Country Music Legend Tricia Yearwood and her sister Beth Bernard smile with their mom Gwen in this photo by Tift Regional Medical Center. Yearwood and Bernard will keynote the hospital’s Tree of Life Ceremony this year which is a fundraiser for the hospital’s oncology center and Hospice of Tiftarea.
TIFTON, Ga. -- Organizers of Tift Regional Medical Center's annual Tree of Life fundraiser have enlisted the help of country music legend Trisha Yearwood to keynote this year's event, officials say.
Yearwood and her sister, Tifton resident Beth Bernard, are slated to encourage donations and support for the hospital's Tree of Life program which benefits patients of both the TRMC Oncology Center and the Hospice of Tift Area.
For Yearwood and Bernard, hospice brought care and compassion in a time when their mother, Gwen, was nearing her end on this side of eternity last year after a bout with breast cancer.
"I really can't say enough about what they did for us," Bernard said. "When Trisha and I were moving mom from Oklahoma to Tifton, hospice had everything set up and ready for us when we walked in the door. We didn't have worry about anything. There's peace in that. There's a peace and comfort that comes with being able to focus on your loved one when the end is near."
Bernard said that they really had no idea the care that the people of hospice were able to provide, not only to their mother, but to their family as well.
"We had a vague idea about what hospice did, that they would come in and help mom and make sure she was comfortable and things like that, but I don't think we really had any idea about the ministry they would provide to us; how they would help us with the grieving process," Bernard says. "Even after she died we'd get follow-up calls offering advice and help for dealing with the loss."
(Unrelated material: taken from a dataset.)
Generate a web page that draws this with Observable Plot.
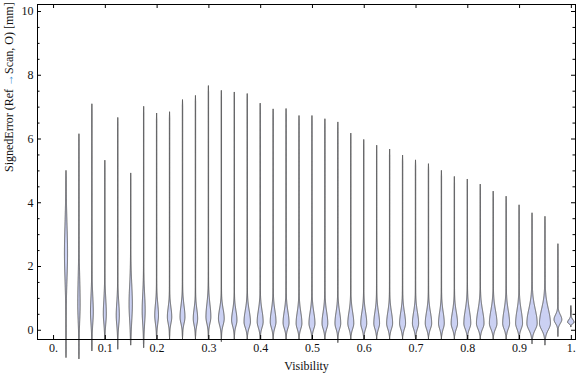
<!DOCTYPE html>
<html><head><meta charset="utf-8">
<script src="https://cdn.jsdelivr.net/npm/d3@7"></script>
<script src="https://cdn.jsdelivr.net/npm/@observablehq/plot@0.6"></script>
<style>body{margin:0;background:#fff;} svg{overflow:visible}</style>
</head><body><div id="chart"></div>
<script>
// ---- data ----
const visibility = [0.025,0.05,0.075,0.1,0.125,0.15,0.175,0.2,0.225,0.25,0.275,0.3,0.325,0.35,0.375,0.4,0.425,0.45,0.475,0.5,0.525,0.55,0.575,0.6,0.625,0.65,0.675,0.7,0.725,0.75,0.775,0.8,0.825,0.85,0.875,0.9,0.925,0.95,0.975,1.0];
const maxErr = [5.00,6.15,7.09,5.32,6.66,4.92,7.01,6.80,6.84,7.22,7.35,7.66,7.51,7.46,7.41,7.11,6.93,6.94,6.72,6.72,6.62,6.52,6.17,5.97,5.79,5.67,5.48,5.33,5.21,5.00,4.81,4.73,4.57,4.35,4.19,3.92,3.67,3.56,2.70,0.76];
const minErr = [-0.86,-0.90,-0.65,-0.28,-0.60,-0.47,-0.55,-0.28,-0.28,-0.28,-0.28,-0.30,-0.36,-0.28,-0.28,-0.28,-0.28,-0.28,-0.28,-0.28,-0.28,-0.39,-0.28,-0.28,-0.28,-0.28,-0.28,-0.28,-0.28,-0.28,-0.28,-0.28,-0.28,-0.28,-0.28,-0.28,-0.43,-0.47,-0.20,0.10];
const modeErr = [2.4,0.8,0.55,0.5,0.45,0.8,0.6,0.45,0.4,0.4,0.35,0.4,0.35,0.3,0.25,0.25,0.25,0.22,0.2,0.2,0.2,0.2,0.2,0.2,0.2,0.2,0.2,0.2,0.2,0.2,0.2,0.2,0.2,0.2,0.2,0.2,0.2,0.2,0.32,0.24];
// relative peak density (1 = widest violin)
const peakDensity = [0.26,0.19,0.23,0.25,0.26,0.28,0.25,0.32,0.38,0.43,0.38,0.43,0.51,0.47,0.57,0.53,0.51,0.53,0.51,0.53,0.51,0.51,0.53,0.53,0.51,0.53,0.53,0.55,0.57,0.51,0.57,0.62,0.68,0.68,0.62,0.62,0.94,1.0,0.70,0.57];
const spreadLow = [0.8,0.5,0.35,0.3,0.3,0.5,0.4,0.25,0.2,0.2,0.2,0.2,0.2,0.18,0.18,0.18,0.18,0.17,0.17,0.17,0.17,0.17,0.17,0.17,0.17,0.17,0.17,0.17,0.17,0.17,0.17,0.17,0.17,0.17,0.17,0.17,0.2,0.2,0.12,0.07];
const spreadHigh = [0.9,0.8,0.5,0.45,0.4,0.6,0.5,0.35,0.3,0.35,0.3,0.4,0.3,0.3,0.35,0.35,0.35,0.35,0.35,0.35,0.35,0.35,0.35,0.35,0.35,0.35,0.35,0.35,0.35,0.35,0.35,0.4,0.4,0.4,0.4,0.4,0.45,0.45,0.15,0.08];
const xTicks = [0,0.1,0.2,0.3,0.4,0.5,0.6,0.7,0.8,0.9,1.0];
const xTickLabels = ["0.","0.1","0.2","0.3","0.4","0.5","0.6","0.7","0.8","0.9","1."];
const yTicks = [0,2,4,6,8,10];
const yTickLabels = ["0","2","4","6","8","10"];
const yLabelParts = ["SignedError (Ref ", "\u2192", "Scan, O) [mm]"];

// ---- layout ----
const W = 576, H = 377, mL = 37, mR = 1, mT = 4, mB = 38;
const plotW = W - mL - mR, plotH = H - mT - mB;
const xDomain = [-0.031, 1.008], yDomain = [-0.29, 10.22];
const maxHalfX = 5.3 * (xDomain[1] - xDomain[0]) / plotW; // widest half-width
const tailDensity = 0.035;

const rows = [];
visibility.forEach((v, i) => {
  const lo = minErr[i], hi = maxErr[i], m = modeErr[i];
  const n = 500;
  for (let j = 0; j <= n; j++) {
    const y = lo + (hi - lo) * j / n;
    const s = y > m ? spreadHigh[i] : spreadLow[i];
    let d = peakDensity[i] * Math.exp(-0.5 * ((y - m) / s) ** 2) + tailDensity;
    const taper = Math.max(0, Math.min(1, (hi - y) / 0.2, (y - lo) / 0.12));
    d *= taper;
    rows.push({k: i, y, x1: v - d * maxHalfX, x2: v + d * maxHalfX});
  }
});

const yMinor = d3.range(0, 10.01, 0.5).filter(t => t % 2 !== 0);

const chart = Plot.plot({
  width: W, height: H,
  marginLeft: mL, marginRight: mR, marginTop: mT, marginBottom: mB,
  style: {fontFamily: "'Liberation Serif', 'Times New Roman', serif", fontSize: "12px", background: "#fff", overflow: "visible"},
  x: {domain: xDomain},
  y: {domain: yDomain},
  marks: [
    Plot.areaX(rows, {y: "y", x1: "x1", x2: "x2", z: "k", fill: "#cbd1f3", stroke: "#4d4d4d", strokeWidth: 1, strokeOpacity: 0.9, curve: "linear"}),
    Plot.frame({stroke: "#000", strokeWidth: 1}),
    Plot.tickY(yTicks, {y: d => d, insetRight: plotW - 4, stroke: "#000"}),
    Plot.tickY(yTicks, {y: d => d, insetLeft: plotW - 4, stroke: "#000"}),
    Plot.tickY(yMinor, {y: d => d, insetRight: plotW - 2.5, stroke: "#000"}),
    Plot.tickY(yMinor, {y: d => d, insetLeft: plotW - 2.5, stroke: "#000"}),
    Plot.tickX(xTicks, {x: d => d, insetTop: plotH - 4, stroke: "#000"}),
    Plot.tickX(xTicks, {x: d => d, insetBottom: plotH - 4, stroke: "#000"}),
    Plot.axisX(xTicks, {tickSize: 0, tickPadding: 4, tickFormat: d => xTickLabels[Math.round(d * 10)], label: null, fontSize: 12, fill: "#111"}),
    Plot.axisY(yTicks, {tickSize: 0, tickPadding: 4, tickFormat: d => yTickLabels[Math.round(d / 2)], label: null, fontSize: 12, fill: "#111"}),
    Plot.text(["Visibility"], {frameAnchor: "bottom", dy: 30, text: d => d, fontSize: 12, fill: "#111"}),
    Plot.text([yLabelParts.join("")], {frameAnchor: "left", dx: -28, rotate: -90, text: d => d, fontSize: 12, fill: "#111", className: "ylab"})
  ]
});
document.getElementById("chart").appendChild(chart);
// colour the arrow in the y label as in the reference
const t = chart.querySelector("g.ylab text");
if (t) {
  t.textContent = "";
  yLabelParts.forEach((p, i) => {
    const ts = document.createElementNS("http://www.w3.org/2000/svg", "tspan");
    ts.textContent = p;
    if (i === 1) ts.setAttribute("fill", "#3d8fd6");
    t.appendChild(ts);
  });
}
</script>
</body></html>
Bernard says the hospice program is one that is free to those who need it which is why she and her sister are lending their names to help support it.
"Hospice is truly a gift for those in need. But like anything else it takes money and time to provide it free of charge," Bernard said. "And we hope that we can show people how important their services are and that people, in turn, will give because you never plan to use their services. When you need them, they're just there."
Patrons can support the program by purchasing lights in memory of a lost loved one or through direct donations the TRMC's Outreach and Development Department or at tiftregional.com through the end of December.
"The Tree of Life provides much needed aid to cancer, hospice or seriously-ill patients who are feeling financial pressures while undergoing treatment or care," said Christie Moore, director of Hospice of Tift Area. "The fund helps to pay for utility bills, groceries or special comforts."
While a solemn occasion, this year's Tree of Life ceremony will also be a celebration of life and a recognition of the holiday season, officials say.
"Tree of Life is a reflective event, but we also wanted it to be a celebration," Stacey Beckham, event coordinator, said. "We'll remember those we've loved and lost, honor those still with us and celebrate the joy of life."
To that end, the tree itself, which will be adorned with lights and placed at the front of the hospital, will be lit by a pull of a switch by family members of those who have received the services of hospice and the oncology center.
Following that solemn moment of reverance and reflection, the rest of the night will include live entertainment, a visit by Santa Claus, and even "real" snow on the hospital grounds. A complimentary meal is being served by the hospital's food services department.
TREE OF LIFE
WHAT: Tift Regional Medical Center's Tree of Life lighting ceremony
WHO: Keynotes by Trisha Yearwood and Beth Bernard
WHEN: 6 p.m., Dec. 13
WHERE: Tift Regional Medical Center front lawn, Tifton.